Vizcaíno cited a reduction in crime figures not only in intentional homicides but also in kidnappings, extortion and theft as evidence that they were on the right track. Overall crime levels for July were down 6.6% on June figures.

“. . . In July, we had 10,510 fewer crimes than in June,” he said.

He rejected the charge that the new system was responsible for a rise in crime due to a so-called revolving door although he also called on lawmakers to legislate for stricter preventative detention measures in firearms-related cases.

Senators from all the major parties said that there might be adjustments to the system but dismissed any suggestion that it could be drastically overhauled, saying that would be a backward step.

Although the SNSP said kidnappings declined by 14.7% in July compared to June, from 136 to 116, a non-governmental organization whose focus is kidnapping claims otherwise.

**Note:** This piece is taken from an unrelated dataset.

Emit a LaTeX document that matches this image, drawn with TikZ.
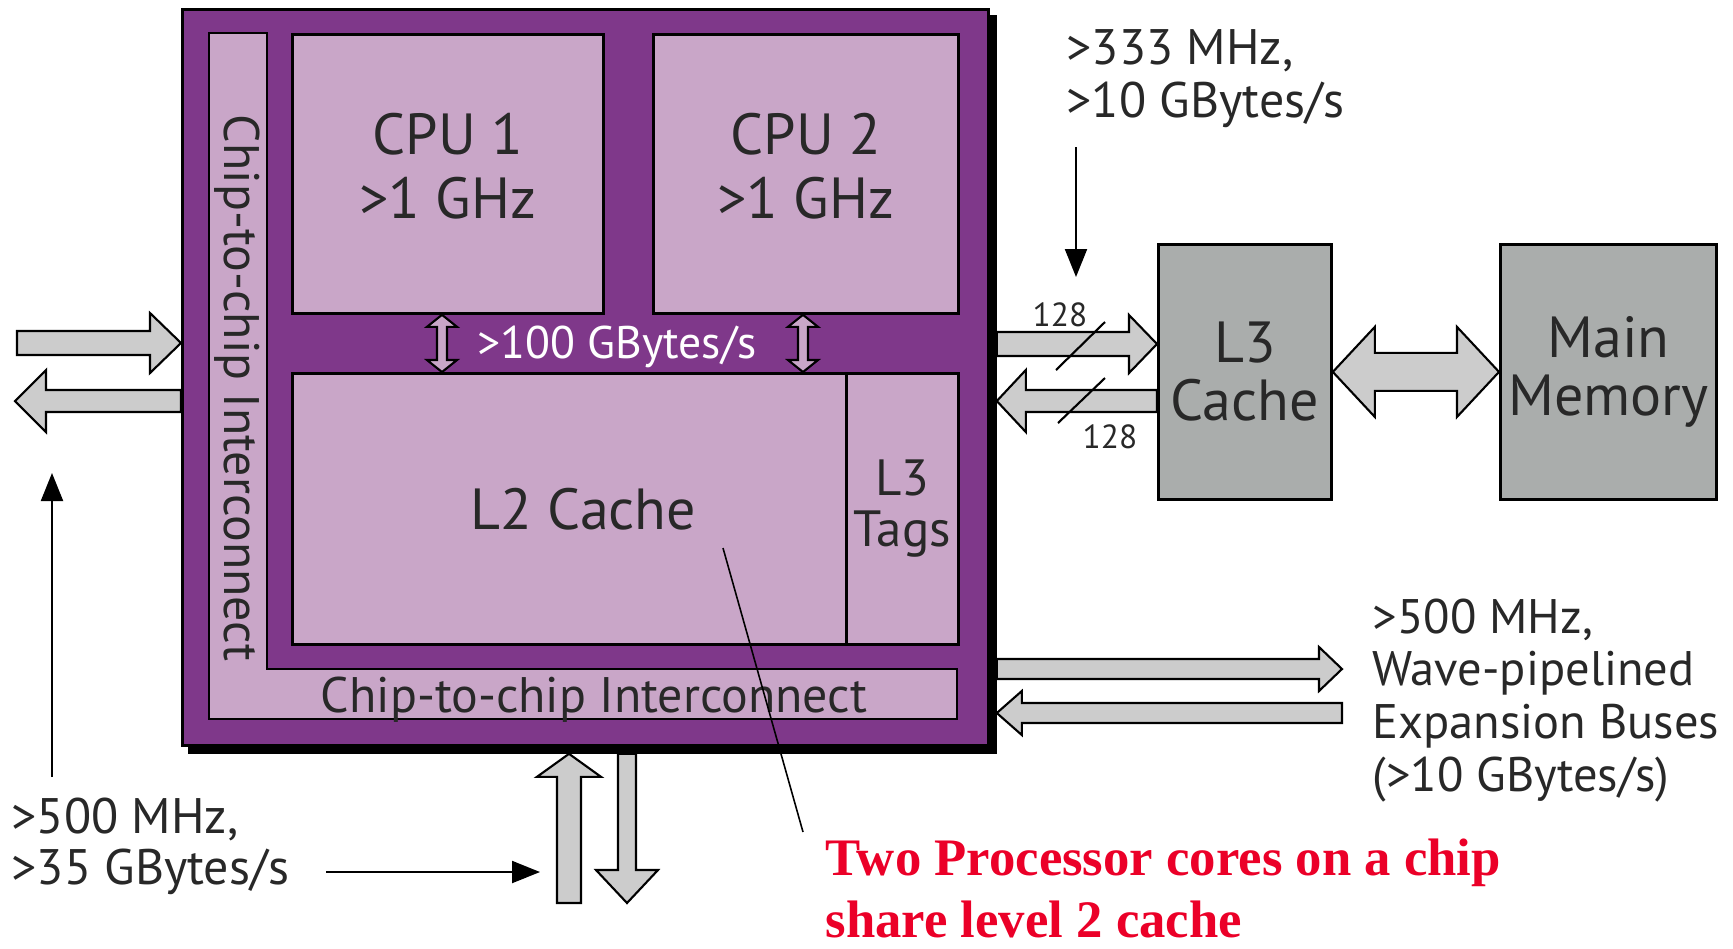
\documentclass[tikz,border=0pt]{standalone}
\usepackage{fontspec}
\setmainfont{PT Sans}
\newfontfamily\notefont{Liberation Serif}
\usepackage{xcolor}
\usepackage{tikz}
\usetikzlibrary{positioning,calc,arrows.meta}

\definecolor{chippurple}{RGB}{127,56,138}
\definecolor{lightpurple}{RGB}{201,166,200}
\definecolor{arrowgray}{RGB}{204,204,204}
\definecolor{boxgray}{RGB}{170,173,172}
\definecolor{textgray}{RGB}{40,40,40}
\definecolor{notered}{RGB}{235,0,40}

% block arrows: [style]{tail}{tip}{shaft half}{head half}{head offset from tip}
\newcommand\hblk[6][blk]{%
  \draw[#1] ($(#2)+(0,-#4)$) -- ($(#3)+(#6,-#4)$) -- ($(#3)+(#6,-#5)$) -- (#3)
    -- ($(#3)+(#6,#5)$) -- ($(#3)+(#6,#4)$) -- ($(#2)+(0,#4)$) -- cycle;}
\newcommand\vblk[6][blk]{%
  \draw[#1] ($(#2)+(-#4,0)$) -- ($(#3)+(-#4,#6)$) -- ($(#3)+(-#5,#6)$) -- (#3)
    -- ($(#3)+(#5,#6)$) -- ($(#3)+(#4,#6)$) -- ($(#2)+(#4,0)$) -- cycle;}
% double block arrows: [style]{first tip}{second tip}{shaft half}{head half}{head length}
\newcommand\hdbl[6][blk]{%
  \draw[#1] (#2) -- ($(#2)+(#6,-#5)$) -- ($(#2)+(#6,-#4)$) -- ($(#3)+(-#6,-#4)$) -- ($(#3)+(-#6,-#5)$) -- (#3)
    -- ($(#3)+(-#6,#5)$) -- ($(#3)+(-#6,#4)$) -- ($(#2)+(#6,#4)$) -- ($(#2)+(#6,#5)$) -- cycle;}
\newcommand\vdbl[6][blk]{%
  \draw[#1] (#2) -- ($(#2)+(-#5,#6)$) -- ($(#2)+(-#4,#6)$) -- ($(#3)+(-#4,-#6)$) -- ($(#3)+(-#5,-#6)$) -- (#3)
    -- ($(#3)+(#5,-#6)$) -- ($(#3)+(#4,-#6)$) -- ($(#2)+(#4,#6)$) -- ($(#2)+(#5,#6)$) -- cycle;}

\begin{document}
\begin{tikzpicture}[
  x=0.1mm, y=-0.1mm,
  font=\fontsize{16.5}{18}\selectfont, text=textgray,
  box/.style={draw, line width=0.8pt, inner sep=0pt, anchor=north west, align=center},
  core/.style={box, fill=lightpurple},
  mem/.style={box, fill=boxgray, font=\fontsize{16.5}{16.5}\selectfont},
  blk/.style={draw, line width=0.6pt, fill=arrowgray},
  bandarr/.style={draw, line width=0.6pt, fill=lightpurple},
  thin/.style={-{Triangle[length=2.8mm,width=2.2mm]}, line width=0.6pt},
  note/.style={font=\fontsize{14.2}{15.1}\selectfont, align=left, anchor=north west, inner sep=0pt},
  small/.style={font=\fontsize{9.5}{10}\selectfont, inner sep=0pt},
]
\useasboundingbox (0,0) rectangle (1733,948);

% chip
\node[box, fill=black, minimum width=80.6mm, minimum height=73.6mm] (chipshade) at (188,15) {};
\node[box, fill=chippurple, minimum width=80.6mm, minimum height=73.6mm] (chip) at (181,8) {};
\draw[line width=0.8pt, fill=lightpurple] (209,33) -| (267,669) -| (957,719) -- (209,719) -- cycle;
\node[rotate=-90, font=\fontsize{14.2}{16}\selectfont, inner sep=0pt] (icvert) at (237,388) {Chip-to-chip Interconnect};
\node[anchor=base, font=\fontsize{14.2}{16}\selectfont, inner sep=0pt] (ichoriz) at (594,712) {Chip-to-chip Interconnect};

\node[core, minimum width=31.1mm, minimum height=27.9mm, text depth=1.6mm] (cpuone) at (291,33) {CPU 1\\>1 GHz};
\node[core, minimum width=30.5mm, minimum height=27.9mm, text depth=1.6mm] (cputwo) at (652,33) {CPU 2\\>1 GHz};
\node[core, minimum width=55.4mm, minimum height=27.1mm] (ltwo) at (291,372) {\hspace*{2.8mm}L2 Cache};
\node[core, minimum width=11.2mm, minimum height=27.1mm, font=\fontsize{14.5}{14.5}\selectfont] (ltags) at (845,372) {L3\\Tags};

\node[anchor=base, text=white, font=\fontsize{13}{14}\selectfont, inner sep=0pt] (band) at (617,358) {>100 GBytes/s};
\coordinate (bwa) at (cpuone.south -| 442,0);
\coordinate (bwb) at (ltwo.north -| 442,0);
\coordinate (bwc) at (cputwo.south -| 803,0);
\coordinate (bwd) at (ltwo.north -| 803,0);
\vdbl[bandarr]{bwa}{bwb}{5}{15}{12}
\vdbl[bandarr]{bwc}{bwd}{5}{15}{12}

% memory side
\node[mem, minimum width=17.3mm, minimum height=25.5mm] (lthree) at (1157,243) {L3\\Cache};
\node[mem, minimum width=21.6mm, minimum height=25.5mm] (mainmem) at (1499,243) {Main\\Memory};
\hdbl{lthree.east}{mainmem.west}{19}{45}{42}

\coordinate (ra) at (chipshade.east |- 0,344);
\coordinate (rb) at (lthree.west |- 0,344);
\coordinate (rc) at (lthree.west |- 0,401);
\coordinate (rd) at (chipshade.east |- 0,401);
\hblk{ra}{rb}{12}{29}{-28}
\hblk{rc}{rd}{11}{31}{29}
\draw[line width=0.6pt] (1056,370) -- (1105,322);
\draw[line width=0.6pt] (1058,423) -- (1105,378);
\node[small] (wtop) at (1060,315) {128};
\node[small] (wbot) at (1110,437) {128};

\node[note] (l3note) at (1066,29) {>333 MHz,\\>10 GBytes/s};
\coordinate (l3a) at (1076,147);
\coordinate (l3b) at (1076,277);
\draw[thin] (l3a) -- (l3b);

% expansion buses
\coordinate (ea) at (chipshade.east |- 0,669);
\coordinate (eb) at (1342,669);
\coordinate (ec) at (1342,713);
\coordinate (ed) at (chipshade.east |- 0,713);
\hblk{ea}{eb}{10}{22}{-23}
\hblk{ec}{ed}{10}{22}{25}
\node[note, font=\fontsize{13.8}{15}\selectfont] (expnote) at (1372,598) {>500 MHz,\\Wave-pipelined\\Expansion Buses\\(>10 GBytes/s)};

% chip-to-chip
\coordinate (ca) at (17,343);
\coordinate (cb) at (chip.west |- 0,343);
\coordinate (cc) at (chip.west |- 0,401);
\coordinate (cd) at (15,401);
\hblk{ca}{cb}{12}{30}{-31}
\hblk{cc}{cd}{11}{31}{31}
\coordinate (cu) at (52,777);
\coordinate (cv) at (52,473);
\draw[thin] (cu) -- (cv);
\node[note, font=\fontsize{14.2}{14.5}\selectfont] (ccnote) at (11,797) {>500 MHz,\\>35 GBytes/s};

% bottom port
\coordinate (ua) at (569,903);
\coordinate (ub) at (chipshade.south -| 569,0);
\coordinate (da) at (chipshade.south -| 627,0);
\coordinate (db) at (627,903);
\vblk{ua}{ub}{12}{32}{23}
\vblk{da}{db}{9}{31}{-33}
\coordinate (pa) at (326,872);
\coordinate (pb) at (540,872);
\draw[thin] (pa) -- (pb);

% annotation
\node[anchor=north west, inner sep=0pt, align=left, text=notered,
      font=\notefont\bfseries\fontsize{15}{17.6}\selectfont] (remark) at (825,838) {Two Processor cores on a chip\\share level 2 cache};
\coordinate (rmk) at (723,548);
\coordinate (rmkend) at (803,832);
\draw[line width=0.45pt] (rmk) -- (rmkend);
\end{tikzpicture}
\end{document}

Alto al Secuestro (Stop Kidnapping) reported there 145 in July, up one from June.

Another crime saw a massive increase during the second quarter of the year. Train robbery soared from 125 cases from April to June of 2016 to 331 this year.

The agency responsible for train transportation said 217 cases were robberies of goods from trains — principally corn, cement, containers with various merchandise, metal products, vehicles and others — while the others were thefts of track or signal components.